I'm here to fight for SOUP!

I live for SOUP!

I dream of SOUP!

I eat SOUP!

I breathe SOUP!

I'm the hero of SOUP!

I'M THE SOUP MAN!

Oh, and I will also report your story if it breaks the rules of the site. 'Cause I'm awesome like that and this site deserves some respect.


RANDOM STUFF.

I've seen this "real friends do this" list in plenty of profiles. It's so ridiculous because it doesn't describe friendship, it describes a horrible person who is out to get you/stalk you. Considering that, I decided to add comments to the items in that friends list to expose the horror behind each one.

So, without delay, let's add comments (in italics) to the...

Real Friend Rules

(more like Rules to Ruin/Stalk someone)

#1: When you fall down I'll laugh at you and beat the daylights out of whoever knocked you over.

"Wait a sec, I must go punch a mirror!"

#2: I will not hesitate to tell you when your cooking tastes like a run over skunk hyped up on mountain dew.

"And I won't tell you how to improve, because you're going to pay my food, friend, LOL!"

#3: No matter what you say, I am sticking you with the food bill. And don't forget that I eat A LOT.

"Because your food is horrible, and I enjoy making you waste your allowance in ME, ME, ME, ME! What are you looking at, your attention must be MINE, look at me eat!"

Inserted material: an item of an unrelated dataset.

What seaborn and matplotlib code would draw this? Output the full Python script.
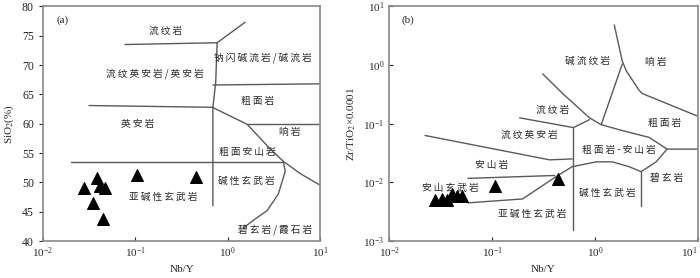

#4: I will not hesitate to point out that you have a hole in your pants, especially in public.

"I am a maniac in the making who enjoys your suffering, SUFFER I SAY!"

#5: I will always find you a date for the prom, always.

"Even if it's that weird jock from the football team who is known for heavy drinking and punching his previous girlfriend, or that fat janitor with questionable hygiene. I just want you to suffer, friend, LOL!"

#6: When you turn red I will know that something good has happened and will annoy you till you tell.

"Yes! You drank all that Tabasco sauce I put in your soda, admit it! Or is it the laxative in your food? Wait, do you want to fart real bad? SAY IT, I SAY, SAY IT!"

#7: When you smile I know you are planning something evil and that i must be a part of it.

"You bought a sweater for your grandma and are happy about it? Great, let's put some fire ants inside! What? But... I know you smile when you do evil things! YES YOU DO!"

#8: When you stop talking to me... I will find out why! Even if it is not legal.

"Because I know where you live. Don't forget that. Also, I go through your trash and I take pictures of you when you aren't looking. Oh, I noticed your mom still buys the same brand of bread. And the used socks you threw away are now in my closet."

#9: I will always be able to tell when you need a vacation and start packing for you.

"And then I'll move in with your family. And wear your clothes. And eventually replace you."

#10: When i am mad, you will know...

"Because you will be bleeding after I hit you in the head with a heavy, blunt object. Or maybe because I bit you. Or both."

#11: No matter what anyone else says and despite logic, I am not short and you will tell me I'm not... GOT IT??

"And you must also say I'm the prettiest in the land. Don't forget I know where you live."

#12: When the guy at McDonalds messes up your order of curly fries, I will be the first to yell at him... because I was going to ask to have some of them...

"Also, because I had already finished my food, and you are paying for what I ate, don't forget it. Oh, and I'll make sure you are to blame when the staff comes after us, friend, LOL!"